> **Data block**:
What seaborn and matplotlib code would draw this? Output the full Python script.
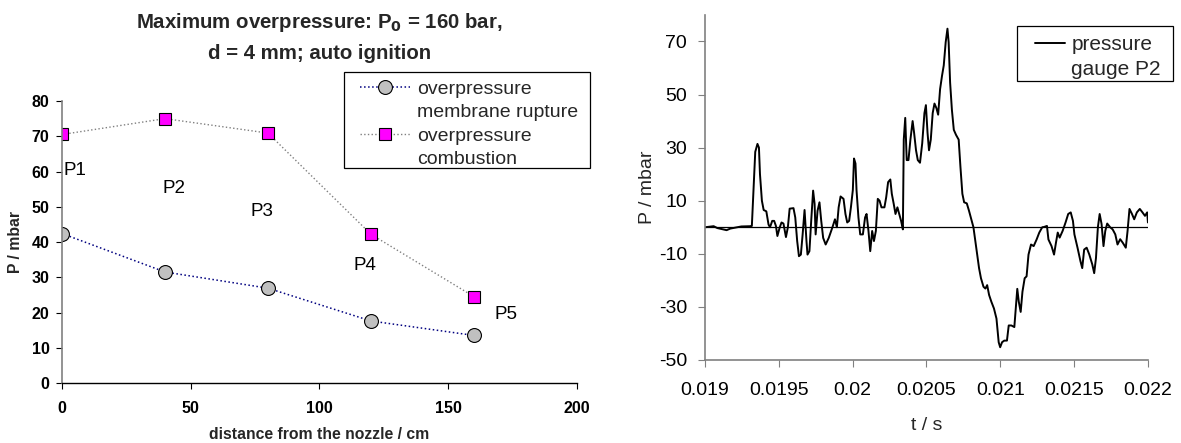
import numpy as np
import pandas as pd
import matplotlib
matplotlib.use("Agg")
import matplotlib.pyplot as plt
from matplotlib.patches import Rectangle
from matplotlib.lines import Line2D
import seaborn as sns

# --- left panel: maximum overpressure at the five gauges ---
distance_cm = [0, 40, 80, 120, 160]
p_membrane = [42.4, 31.5, 26.9, 17.6, 13.5]
p_combustion = [70.5, 75.0, 70.9, 42.2, 24.5]
gauge_names = ["P1", "P2", "P3", "P4", "P5"]
gauge_label_x = [0.7, 39, 73.3, 113.4, 168]
gauge_label_y = [60.2, 55.3, 48.7, 33.2, 19.5]

# --- right panel: pressure trace of gauge P2 ---
t_s = [
    0.019000, 0.019058, 0.019083, 0.019146, 0.019171, 0.019246, 0.019309, 0.019317,
    0.019329, 0.019340, 0.019355, 0.019365, 0.019372, 0.019385, 0.019397, 0.019415,
    0.019430, 0.019440, 0.019455, 0.019468, 0.019480, 0.019490, 0.019506, 0.019518,
    0.019531, 0.019548, 0.019561, 0.019573, 0.019599, 0.019611, 0.019624, 0.019636,
    0.019649, 0.019661, 0.019674, 0.019687, 0.019694, 0.019707, 0.019719, 0.019732,
    0.019742, 0.019749, 0.019762, 0.019775, 0.019787, 0.019800, 0.019817, 0.019838,
    0.019863, 0.019880, 0.019893, 0.019905, 0.019918, 0.019938, 0.019951, 0.019963,
    0.019976, 0.019988, 0.020001, 0.020009, 0.020019, 0.020026, 0.020039, 0.020051,
    0.020069, 0.020084, 0.020094, 0.020107, 0.020119, 0.020132, 0.020144, 0.020157,
    0.020170, 0.020182, 0.020195, 0.020215, 0.020227, 0.020240, 0.020255, 0.020265,
    0.020278, 0.020290, 0.020303, 0.020315, 0.020328, 0.020340, 0.020346, 0.020356,
    0.020366, 0.020378, 0.020391, 0.020406, 0.020416, 0.020429, 0.020441, 0.020456,
    0.020471, 0.020486, 0.020496, 0.020507, 0.020517, 0.020529, 0.020542, 0.020554,
    0.020567, 0.020579, 0.020592, 0.020605, 0.020617, 0.020630, 0.020642, 0.020650,
    0.020660, 0.020672, 0.020685, 0.020700, 0.020718, 0.020730, 0.020743, 0.020755,
    0.020773, 0.020788, 0.020806, 0.020818, 0.020831, 0.020843, 0.020856, 0.020869,
    0.020886, 0.020899, 0.020911, 0.020924, 0.020939, 0.020957, 0.020974, 0.020989,
    0.020999, 0.021012, 0.021027, 0.021045, 0.021057, 0.021075, 0.021095, 0.021108,
    0.021115, 0.021125, 0.021138, 0.021150, 0.021165, 0.021178, 0.021191, 0.021208,
    0.021226, 0.021246, 0.021264, 0.021284, 0.021296, 0.021316, 0.021326, 0.021347,
    0.021364, 0.021377, 0.021389, 0.021402, 0.021422, 0.021442, 0.021460, 0.021477,
    0.021492, 0.021502, 0.021523, 0.021543, 0.021555, 0.021568, 0.021585, 0.021603,
    0.021623, 0.021636, 0.021648, 0.021661, 0.021673, 0.021686, 0.021699, 0.021711,
    0.021724, 0.021744, 0.021761, 0.021779, 0.021794, 0.021812, 0.021829, 0.021850,
    0.021862, 0.021875, 0.021892, 0.021907, 0.021925, 0.021945, 0.021963, 0.021980,
    0.021995, 0.022000,
]
p_mbar = [
    0.0, 0.4, -0.3, -1.1, -0.5, 0.3, 0.4, 0.5,
    15.0, 28.4, 31.4, 30.0, 20.0, 10.0, 6.5, 6.0,
    1.0, 0.0, 2.4, 2.4, 0.5, -3.3, 0.0, 1.8,
    1.4, -3.7, 0.0, 7.0, 7.2, 3.7, -5.2, -10.9,
    -10.3, -2.7, 6.5, -5.2, -10.3, -9.0, 2.4, 13.8,
    8.8, -2.7, 6.2, 9.4, 2.4, -4.0, -6.5, -4.0,
    0.0, 3.0, 0.0, 7.5, 11.6, 10.7, 5.0, 1.8,
    2.4, 7.5, 14.0, 25.9, 24.0, 14.0, 3.7, -2.7,
    -2.7, 3.7, 5.0, -1.4, -9.0, -1.4, -5.2, -1.4,
    10.7, 10.0, 7.5, 7.5, 11.3, 17.0, 18.0, 12.6,
    8.8, 5.0, 7.5, 5.0, 2.4, -0.8, 33.0, 41.2,
    25.3, 25.3, 33.0, 40.0, 35.6, 29.0, 25.3, 24.3,
    31.6, 43.0, 46.0, 35.6, 29.0, 33.0, 43.0, 46.6,
    44.9, 42.4, 52.0, 57.0, 61.0, 69.7, 74.8, 69.7,
    54.5, 44.3, 36.7, 34.8, 33.0, 22.7, 12.6, 9.4,
    9.0, 6.2, 2.4, 0.0, -5.2, -10.3, -15.4, -19.2,
    -22.4, -23.1, -21.8, -25.5, -28.0, -30.6, -34.4, -43.3,
    -45.2, -43.3, -42.7, -42.7, -37.0, -37.0, -37.6, -28.0,
    -23.2, -28.0, -31.9, -24.3, -19.2, -18.5, -10.3, -6.5,
    -7.1, -4.6, -2.0, 0.0, 0.1, 0.5, -4.6, -7.1,
    -10.3, -5.8, -2.0, -3.9, -1.4, 1.8, 5.0, 5.6,
    2.4, -2.7, -7.7, -12.8, -15.4, -8.4, -7.7, -10.3,
    -14.0, -17.3, -11.6, 0.0, 5.0, 1.2, -7.1, -1.4,
    1.4, 0.0, -0.8, -2.7, -6.5, -4.5, -5.8, -7.7,
    -1.4, 6.9, 5.0, 3.0, 5.6, 6.9, 5.6, 4.3,
    5.6, 1.8,
]


def split_legend(ax, labels_per_entry, **kw):
    # one legend row per text line, handle only on the first line of each entry
    handles, _ = ax.get_legend_handles_labels()
    hs, ls = [], []
    for h, lines in zip(handles, labels_per_entry):
        for i, line in enumerate(lines):
            hs.append(h if i == 0 else Line2D([], [], linestyle='none'))
            ls.append(line)
    return ax.legend(hs, ls, **kw)


def make_figure():
    sns.set_theme(style="white")
    plt.rcParams['font.family'] = ['Liberation Sans', 'DejaVu Sans']
    plt.rcParams['axes.unicode_minus'] = False

    fig = plt.figure(figsize=(11.81, 4.43), dpi=100)
    ax1 = fig.add_axes([0.0525, 0.1354, 0.436, 0.6366])
    ax2 = fig.add_axes([0.597, 0.1874, 0.375, 0.779])

    df_left = pd.DataFrame({'d': distance_cm, 'memb': p_membrane, 'comb': p_combustion})
    df_right = pd.DataFrame({'t': t_s, 'p': p_mbar})

    # --- left panel ---
    sns.lineplot(data=df_left, x='d', y='memb', ax=ax1, sort=False, estimator=None,
                 color='#000080', linestyle=':', linewidth=1.1, marker='o',
                 markersize=10, markerfacecolor='#C0C0C0', markeredgecolor='black',
                 markeredgewidth=0.8, label='membrane')
    sns.lineplot(data=df_left, x='d', y='comb', ax=ax1, sort=False, estimator=None,
                 color='#808080', linestyle=':', linewidth=1.0, marker='s',
                 markersize=9, markerfacecolor='#FF00FF', markeredgecolor='black',
                 markeredgewidth=0.8, label='combustion')

    for name, lx, ly in zip(gauge_names, gauge_label_x, gauge_label_y):
        ax1.text(lx, ly, name, fontsize=13.5, ha='left', va='center', color='black')

    ax1.set_xlim(0, 200)
    ax1.set_ylim(0, 80)
    ax1.set_xticks(range(0, 201, 50))
    ax1.set_yticks(range(0, 81, 10))
    ax1.tick_params(axis='both', labelsize=11.5, length=4, width=0.8, colors='black',
                    direction='out', bottom=True, left=True)
    ax1.tick_params(axis='x', pad=9)
    ax1.tick_params(axis='y', pad=5)
    for lab in ax1.get_xticklabels() + ax1.get_yticklabels():
        lab.set_fontweight('bold')
    ax1.set_xlabel('distance from the nozzle / cm', fontsize=11.3, fontweight='bold', labelpad=8)
    ax1.set_ylabel('P / mbar', fontsize=11.3, fontweight='bold', labelpad=6)
    ax1.set_title('Maximum overpressure: P$_\\mathbf{0}$ = 160 bar,\nd = 4 mm; auto ignition',
                  fontsize=14.7, fontweight='bold', pad=30, linespacing=1.7)
    sns.despine(ax=ax1)
    ax1.spines['left'].set_color('#808080')
    ax1.spines['bottom'].set_color('black')
    ax1.spines['left'].set_linewidth(1.2)
    ax1.spines['bottom'].set_linewidth(1.0)

    split_legend(ax1, [['overpressure', 'membrane rupture'], ['overpressure', 'combustion']],
                 loc='upper left', bbox_to_anchor=(0.3048, 0.8194),
                 bbox_transform=fig.transFigure, borderaxespad=0, borderpad=0,
                 fontsize=14, frameon=False, handlelength=2.57,
                 handletextpad=0.35, labelspacing=0.3)
    fig.patches.append(Rectangle((0.2913, 0.6208), 0.2083, 0.2167, transform=fig.transFigure,
                                 fill=False, edgecolor='black', linewidth=0.9))

    # --- right panel ---
    ax2.axhline(0, color='black', linewidth=0.9)
    sns.lineplot(data=df_right, x='t', y='p', ax=ax2, sort=False, estimator=None,
                 color='black', linewidth=1.4, label='pressure')
    ax2.set_xlim(0.019, 0.022)
    ax2.set_ylim(-50, 80)
    ax2.set_xticks([0.019, 0.0195, 0.020, 0.0205, 0.021, 0.0215, 0.022])
    ax2.set_xticklabels(['0.019', '0.0195', '0.02', '0.0205', '0.021', '0.0215', '0.022'])
    ax2.set_yticks(range(-50, 71, 20))
    ax2.tick_params(axis='both', labelsize=14, length=5, width=0.8, colors='#808080',
                    labelcolor='black', direction='out', bottom=True, left=True)
    ax2.tick_params(axis='x', pad=11)
    ax2.tick_params(axis='y', pad=8)
    ax2.set_xlabel('t / s', fontsize=14, labelpad=13)
    ax2.set_ylabel('P / mbar', fontsize=14, labelpad=2)
    sns.despine(ax=ax2)
    ax2.spines['left'].set_color('#808080')
    ax2.spines['bottom'].set_color('#808080')
    ax2.spines['left'].set_linewidth(1.2)
    ax2.spines['bottom'].set_linewidth(1.2)

    split_legend(ax2, [['pressure', 'gauge P2']],
                 loc='upper left', bbox_to_anchor=(0.8764, 0.9207),
                 bbox_transform=fig.transFigure, borderaxespad=0, borderpad=0,
                 fontsize=15, frameon=False, handlelength=1.44,
                 handletextpad=0.3, labelspacing=0.3)
    fig.patches.append(Rectangle((0.8611, 0.8172), 0.1321, 0.1242, transform=fig.transFigure,
                                 fill=False, edgecolor='black', linewidth=0.9))

    fig.savefig('out.png', dpi=100)


if __name__ == "__main__":
    make_figure()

> **Exercise objective**:
Restate the data word for word from its first line through the line with "gauge_label_y = [60.2, 55.3, 48.7, 33.2, 19.5]", leaving out any picture along the way.

> **Worked answer**:
What seaborn and matplotlib code would draw this? Output the full Python script.
import numpy as np
import pandas as pd
import matplotlib
matplotlib.use("Agg")
import matplotlib.pyplot as plt
from matplotlib.patches import Rectangle
from matplotlib.lines import Line2D
import seaborn as sns

# --- left panel: maximum overpressure at the five gauges ---
distance_cm = [0, 40, 80, 120, 160]
p_membrane = [42.4, 31.5, 26.9, 17.6, 13.5]
p_combustion = [70.5, 75.0, 70.9, 42.2, 24.5]
gauge_names = ["P1", "P2", "P3", "P4", "P5"]
gauge_label_x = [0.7, 39, 73.3, 113.4, 168]
gauge_label_y = [60.2, 55.3, 48.7, 33.2, 19.5]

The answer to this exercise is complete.